All visitors notice that Prizren has a very different vibe from Pristina. The capital is dominated by esthetically challenged soc-realist architecture. Prizren feels very much the opposite.Steeped in history, the city is full of charming – if somewhat crumbling – houses, and teeming with artisan shops and culinary gems such as Turkish kofte grilled sausages, boza – sweet-sour drink made from corn flour, amazing pastries, and a really great yoghurt drink the taste of which I will never forget but its name unfortunately escapes me.

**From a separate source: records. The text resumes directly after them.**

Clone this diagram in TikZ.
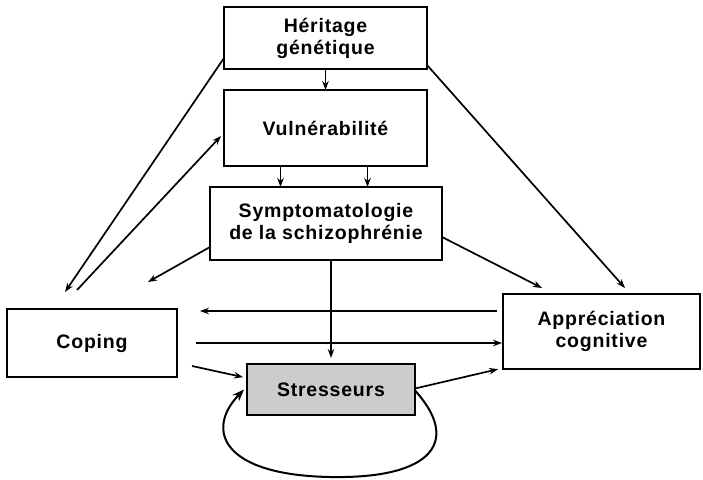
\documentclass[tikz,border=0pt]{standalone}
\usepackage{fontspec}
\setmainfont{Liberation Sans}[LetterSpace=4]
\usetikzlibrary{arrows.meta}

\begin{document}
\begin{tikzpicture}[x=1pt,y=-1pt,
	box/.style={draw, line width=2.8pt, align=center, inner sep=0pt, outer sep=0pt,
		font=\bfseries\fontsize{19.5}{22}\selectfont},
	arr/.style={line width=1.7pt, -{Stealth[length=9pt,width=6.5pt]}}]
	\useasboundingbox (0,0) rectangle (703,479);
	\node [box, minimum width=203pt, minimum height=62pt] (herit) at (325.5,38) {Héritage\\génétique};
	\node [box, minimum width=203pt, minimum height=76pt] (vuln) at (325.5,128) {Vulnérabilité};
	\node [box, minimum width=232pt, minimum height=73pt] (sympt) at (326,223.5) {Symptomatologie\\de la schizophrénie};
	\node [box, minimum width=170pt, minimum height=68pt] (coping) at (92,343) {Coping};
	\node [box, minimum width=168pt, minimum height=51pt, fill=gray!40] (stress) at (331,389.5) {Stresseurs};
	\node [box, minimum width=197pt, minimum height=75pt] (apprec) at (601.5,331.5) {Appréciation\\cognitive};
	\coordinate (copA) at (65,292);
	\coordinate (copB) at (77,290);
	\coordinate (copC) at (148,282);
	\coordinate (copD) at (200,311);
	\coordinate (copE) at (196,343);
	\coordinate (copF) at (192,366);
	\coordinate (appA) at (542,288);
	\coordinate (appB) at (625,288);
	\coordinate (appC) at (497,311);
	\draw [arr] (herit.south) -- (vuln.north);
	\draw [arr] ([xshift=-45pt]vuln.south) -- ([xshift=-45pt]vuln.south |- sympt.north);
	\draw [arr] ([xshift=42pt]vuln.south) -- ([xshift=42pt]vuln.south |- sympt.north);
	\draw [arr] ([yshift=11pt]herit.south west) -- (copA);
	\draw [arr] (copB) -- ([yshift=-8pt,xshift=-3pt]vuln.west);
	\draw [arr] ([yshift=13pt]sympt.south west) -- (copC);
	\draw [arr] ([yshift=23pt]sympt.south east) -- (appA);
	\draw [arr] ([yshift=4pt]herit.south east) -- (appB);
	\draw [arr, shorten >=6pt] (sympt.south -| stress.north) -- (stress.north);
	\draw [arr] (appC) -- (copD);
	\draw [arr, shorten >=1pt] (copE) -- (copE -| apprec.west);
	\draw [arr, shorten >=4pt] (copF) -- ([yshift=-14pt]stress.north west);
	\draw [arr, shorten >=5pt] ([yshift=1pt]stress.east) -- ([yshift=1pt]apprec.south west);
	% boucle des stresseurs
	\draw [line width=2pt, -{Stealth[length=12pt,width=9pt]}] ([yshift=-1pt]stress.east) .. controls (460,440) and (435,479) .. (330,477) .. controls (222,475) and (205,430) .. ([xshift=-3pt]stress.west);
\end{tikzpicture}
\end{document}
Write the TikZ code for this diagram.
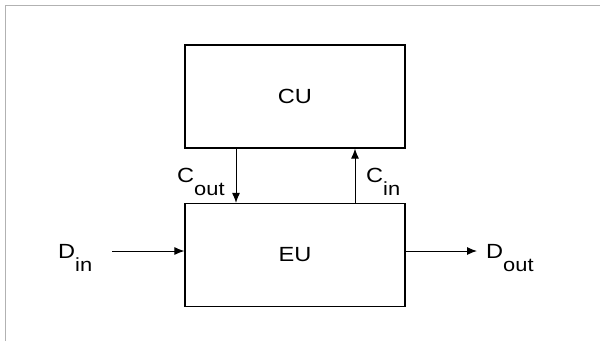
\documentclass[tikz,border=0pt]{standalone}
\usepackage{fontspec}
\setmainfont{Liberation Sans}[FakeStretch=1.15]
\usetikzlibrary{arrows.meta, positioning}

% signal name with a lowered index
\newcommand{\sig}[2]{#1\raisebox{-13pt}{\fontsize{19}{21}\selectfont #2}}

\begin{document}
\begin{tikzpicture}[x=1pt, y=-1pt,
  box/.style={draw, line width=1.2pt, minimum width=220pt, minimum height=103pt, inner sep=0pt, font=\fontsize{20.5}{23}\selectfont},
  lbl/.style={anchor=base west, inner sep=0pt, font=\fontsize{20.5}{23}\selectfont},
  arr/.style={-{Latex[length=10pt, width=8pt]}, line width=1pt},
  frame/.style={draw=black!30, line width=1.4pt}
]
\useasboundingbox (0,0) rectangle (600,341);
\draw[frame] (5.5,341) -- (5.5,5.5) -- (600,5.5);

\node[box] (cu) at (295,96.5) {CU};
\node[box] (eu) at (295,255) {EU};

\node[lbl] (cout) at (177,182) {\sig{C}{out}};
\node[lbl] (cin)  at (366,182) {\sig{C}{in}};
\node[lbl] (din)  at (58,258)  {\sig{D}{in}};
\node[lbl] (dout) at (486,258) {\sig{D}{out}};

\coordinate (coutx) at (236,0);
\coordinate (cinx)  at (355,0);
\coordinate (dinstart) at (112,251);
\coordinate (doutend)  at (477,251);

\draw[arr] (cu.south -| coutx) -- (eu.north -| coutx);
\draw[arr] (eu.north -| cinx) -- (cu.south -| cinx);
\draw[arr] (dinstart) -- (eu.west |- dinstart);
\draw[arr] (eu.east |- doutend) -- (doutend);
\end{tikzpicture}
\end{document}
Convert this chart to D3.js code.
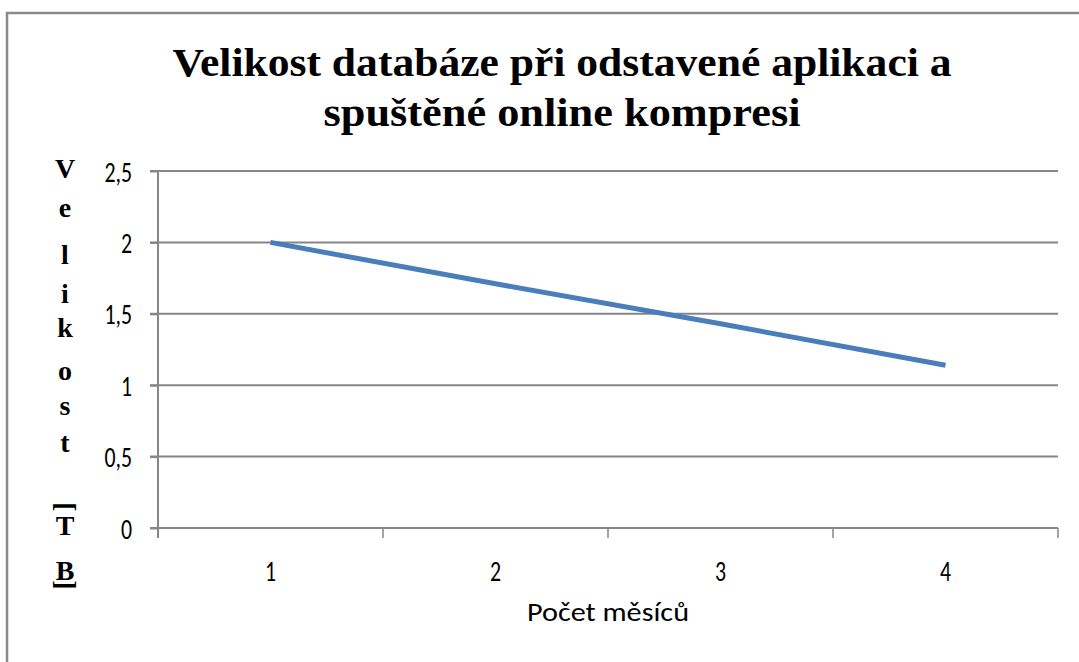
<html>
<script src="https://d3js.org/d3.v7.min.js"></script>
<style>
body { margin: 0; background: white; }
</style>
<body>
<svg width="1079" height="662"></svg>
<script>
// data
const months = ["1", "2", "3", "4"];
const sizeTB = [2.0, 1.71, 1.43, 1.14];
const yTicks = [0, 0.5, 1, 1.5, 2, 2.5];
const titleLines = ["Velikost databáze při odstavené aplikaci a", "spuštěné online kompresi"];
const yLabelChars = ["V", "e", "l", "i", "k", "o", "s", "t", "[", "T", "B", "]"];
const xTitle = "Počet měsíců";

const svg = d3.select("svg");
const plotL = 158, plotR = 1058, plotT = 171, plotB = 528;
const sans = "Calibri, Carlito, 'Liberation Sans', Arial, sans-serif";
const serif = "'Liberation Serif', 'Times New Roman', serif";

// outer frame
svg.append("rect")
  .attr("x", 7).attr("y", 13)
  .attr("width", 1090).attr("height", 670)
  .attr("fill", "white")
  .attr("stroke", "#8a8a8a").attr("stroke-width", 2.5);

const x = d3.scaleBand().domain(months).range([plotL, plotR]);
const y = d3.scaleLinear().domain([0, 2.5]).range([plotB, plotT]);

// gridlines
svg.append("g").selectAll("line")
  .data(yTicks)
  .join("line")
  .attr("x1", plotL - 8).attr("x2", plotR)
  .attr("y1", d => y(d)).attr("y2", d => y(d))
  .attr("stroke", "#868686").attr("stroke-width", 2);

// y axis
const yAxis = svg.append("g")
  .attr("transform", `translate(${plotL},0)`)
  .call(d3.axisLeft(y).tickValues(yTicks).tickSize(8)
    .tickFormat(d => String(d).replace(".", ",")));
yAxis.select(".domain").attr("stroke", "#868686").attr("stroke-width", 2)
  .attr("d", `M0,${plotT}V${plotB + 10}`);
yAxis.selectAll(".tick line").attr("stroke", "#868686").attr("stroke-width", 2);
yAxis.selectAll(".tick text")
  .attr("x", 0).attr("dy", "0.36em")
  .attr("transform", "translate(-26,0) scale(0.78,1)")
  .style("font-family", sans)
  .style("font-size", "28px").attr("fill", "#000");

// x axis
const xAxis = svg.append("g")
  .attr("transform", `translate(0,${plotB})`)
  .call(d3.axisBottom(x).tickSize(0));
xAxis.select(".domain").remove();
xAxis.selectAll(".tick text")
  .attr("y", 0).attr("dy", 0)
  .attr("transform", "translate(0,53) scale(0.78,1)")
  .style("font-family", sans)
  .style("font-size", "28px").attr("fill", "#000");
svg.append("g").selectAll("line")
  .data(months)
  .join("line")
  .attr("x1", d => x(d) + x.bandwidth()).attr("x2", d => x(d) + x.bandwidth())
  .attr("y1", plotB).attr("y2", plotB + 10)
  .attr("stroke", "#868686").attr("stroke-width", 1.5);

// series line
svg.append("path")
  .datum(sizeTB)
  .attr("fill", "none")
  .attr("stroke", "#4a7ebb")
  .attr("stroke-width", 5)
  .attr("d", d3.line().x((d, i) => x(months[i]) + x.bandwidth() / 2).y(d => y(d)));

// title, stretched to the width it has in the picture
const titleWidths = [779, 477];
svg.append("g").selectAll("text")
  .data(titleLines)
  .join("text")
  .attr("x", 562).attr("y", (d, i) => 76 + i * 50)
  .attr("text-anchor", "middle")
  .attr("textLength", (d, i) => titleWidths[i])
  .attr("lengthAdjust", "spacingAndGlyphs")
  .style("font-family", serif)
  .style("font-weight", "bold").style("font-size", "39px")
  .text(d => d);

// vertical y label, stacked letters; brackets are turned on their side
const labelY = [178, 217, 264, 303, 337, 380, 415, 452, 507, 535, 580, 585];
svg.append("g").selectAll("text")
  .data(yLabelChars)
  .join("text")
  .attr("text-anchor", "middle")
  .attr("transform", (d, i) => (d === "[" || d === "]")
      ? `translate(64,${labelY[i]}) rotate(90)`
      : `translate(65,${labelY[i]})`)
  .attr("dy", d => (d === "[" || d === "]") ? "0.25em" : "0")
  .style("font-family", serif)
  .style("font-weight", "bold").style("font-size", "28px")
  .text(d => d);

// x title
svg.append("text")
  .attr("x", 608).attr("y", 621)
  .attr("text-anchor", "middle")
  .attr("textLength", 162).attr("lengthAdjust", "spacingAndGlyphs")
  .style("font-family", sans)
  .style("font-size", "26px")
  .text(xTitle);
</script>
</body>
</html>
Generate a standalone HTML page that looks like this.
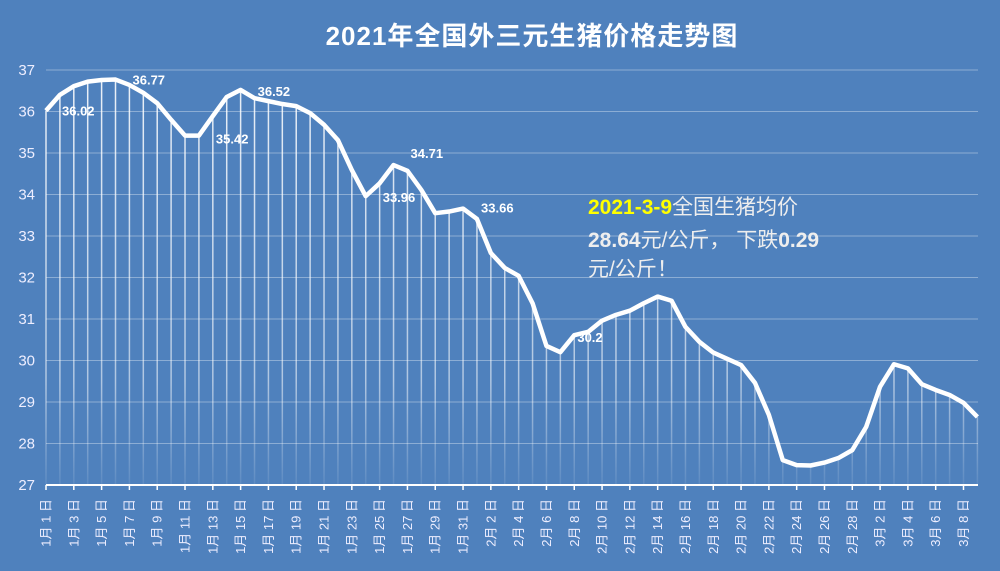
<!DOCTYPE html>
<html><head><meta charset="utf-8"><style>
body{margin:0;background:#4F81BD;}
svg{display:block;font-family:"Liberation Sans","Noto Sans CJK SC",sans-serif;}
</style></head><body>
<svg width="1000" height="571">
<defs>
<linearGradient id="fade" gradientUnits="userSpaceOnUse" x1="0" y1="70" x2="0" y2="485"><stop offset="0" stop-color="#fff" stop-opacity="0.9"/><stop offset="0.75" stop-color="#fff" stop-opacity="0.55"/><stop offset="1" stop-color="#fff" stop-opacity="0.08"/></linearGradient>
</defs>
<rect width="1000" height="571" fill="#4F81BD"/>
<text x="532" y="45" text-anchor="middle" fill="#fff" font-size="26" font-weight="bold" letter-spacing="1">2021年全国外三元生猪价格走势图</text>
<g id="grid"></g><g id="drops"></g><g id="axes"></g><g id="series"></g><g id="labels"></g>
<g font-size="21" fill="#eee">
<text x="588" y="214"><tspan fill="#FFFF00" font-weight="bold">2021-3-9</tspan>全国生猪均价</text>
<text x="588" y="247"><tspan font-weight="bold">28.64</tspan>元/公斤， 下跌<tspan font-weight="bold">0.29</tspan></text>
<text x="588" y="276">元/公斤！</text>
</g>
</svg>
<script>
const categories=[];
const monthDays=[[1,31],[2,28],[3,9]];
for(const [m,n] of monthDays){for(let d=1;d<=n;d++)categories.push(m+'月'+d+'日');}
const prices=[36.02,36.40,36.61,36.72,36.76,36.77,36.64,36.45,36.20,35.80,35.42,35.42,35.89,36.35,36.52,36.32,36.25,36.18,36.13,35.96,35.68,35.31,34.59,33.96,34.27,34.71,34.57,34.11,33.55,33.59,33.66,33.41,32.59,32.23,32.04,31.38,30.35,30.20,30.61,30.69,30.96,31.10,31.20,31.38,31.54,31.44,30.81,30.45,30.19,30.04,29.89,29.46,28.69,27.60,27.48,27.47,27.54,27.65,27.84,28.40,29.37,29.91,29.81,29.43,29.29,29.17,28.98,28.64];
const yTicks=[27,28,29,30,31,32,33,34,35,36,37];
const labeledIdx=[0,5,11,14,23,25,30,37];
const labelOffsets=[[16,5],[17,5],[17,8],[17,6],[17,6],[17,-7],[18,4],[17,-10]];
const NS='http://www.w3.org/2000/svg';
const X0=46,X1=977.4,Y0=485,Y1=70,YMIN=27,YMAX=37;
const x=i=>X0+i*(X1-X0)/(categories.length-1);
const y=v=>Y0-(v-YMIN)*(Y0-Y1)/(YMAX-YMIN);
function mk(tag,attrs,parent){const e=document.createElementNS(NS,tag);for(const k in attrs)e.setAttribute(k,attrs[k]);document.getElementById(parent).appendChild(e);return e;}
yTicks.forEach(t=>{
  if(t>YMIN){const l=mk('line',{x1:X0,x2:978,y1:y(t),y2:y(t),stroke:'#fff','stroke-opacity':0.35,'stroke-width':1},'grid');
  
  }
  const tx=mk('text',{x:35,y:y(t)+5,'text-anchor':'end',fill:'#eef','font-size':15},'axes');tx.textContent=t;
  
  
});
prices.forEach((v,i)=>{
  const l=mk('line',{x1:x(i),x2:x(i),y1:y(v),y2:Y0,stroke:'url(#fade)','stroke-width':1.5},'drops');
  
  
});
const ax=mk('line',{x1:X0,x2:978,y1:Y0,y2:Y0,stroke:'#fff','stroke-width':2},'axes');


categories.forEach((c,i)=>{
  if(i%2)return;
  const tk=mk('line',{x1:x(i),x2:x(i),y1:Y0,y2:Y0+5,stroke:'#fff','stroke-width':1.5},'axes');
  
  
  const t=mk('text',{transform:`translate(${x(i)+4.5},499) rotate(-90)`,'text-anchor':'end',fill:'#eef','font-size':13},'axes');
  t.textContent=c.replace('月','月 ').replace(/(\d+)日$/,'$1 日');
  
  
});
const p=mk('polyline',{points:prices.map((v,i)=>x(i)+','+y(v)).join(' '),fill:'none',stroke:'#fff','stroke-width':4.5,'stroke-linejoin':'round'},'series');


labeledIdx.forEach((idx,k)=>{
  const t=mk('text',{x:x(idx)+labelOffsets[k][0],y:y(prices[idx])+labelOffsets[k][1],fill:'#fff','font-size':13,'font-weight':'bold'},'labels');
  t.textContent=String(prices[idx]).replace(/\.?0+$/,'');
  
  
});
</script>
</body></html>
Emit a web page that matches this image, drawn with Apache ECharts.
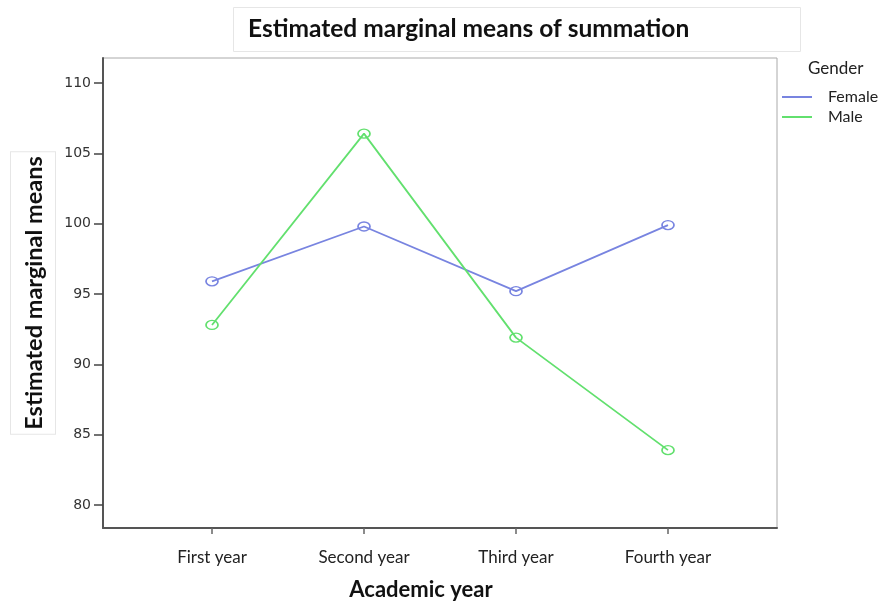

Then there is filigree, or filigrani as it is known in Kosovo – ancient craft that uses fine, mostly silver and gold threads soldered together in fancy shapes to create intricate lace-like jewelry, accessories, and crafts. The tradition of filigree in Kosovo apparently dates back to the 15th century and there are about 200 small-scale filigrani family businesses in and around Prizren, passing on the trade from generation to generation. If people would just get on with producing things and making money…Beyond the turbulent recent decades, Prizren boasts a proud history of a different kind, a history that united people who’ve lived here for ages: a long and distinguished tradition of crafts – not to mention great food that inevitably comes with ethnic diversity. Unfortunately the legacy of war and violence continues to overshadow Prizren’s deeper heritage. To quote a fellow blogger, “Quite often, it is the stigma of war, not so much the conflict itself, that can have devastating effects far surpassing those of bombs. It is the fear of fighting that scares away investors, developers and tourists. Kosovo is no stranger to both war and the reputation that comes along with it. For now things are calm. The situation is at times tense, but secure. But one city in the south-west of the country, Prizren, is a ticking time bomb of a different kind. Prizren did not suffer as much as other parts of the region during the Kosovo War of 1998-1999. Instead, it is an explosion of another kind I speak of. Prizren is a powder keg of tourism ready to erupt.”
I hope so, too. After a long stretch of rain that at times turned into deadly storms, Prizren deserves a rainbow.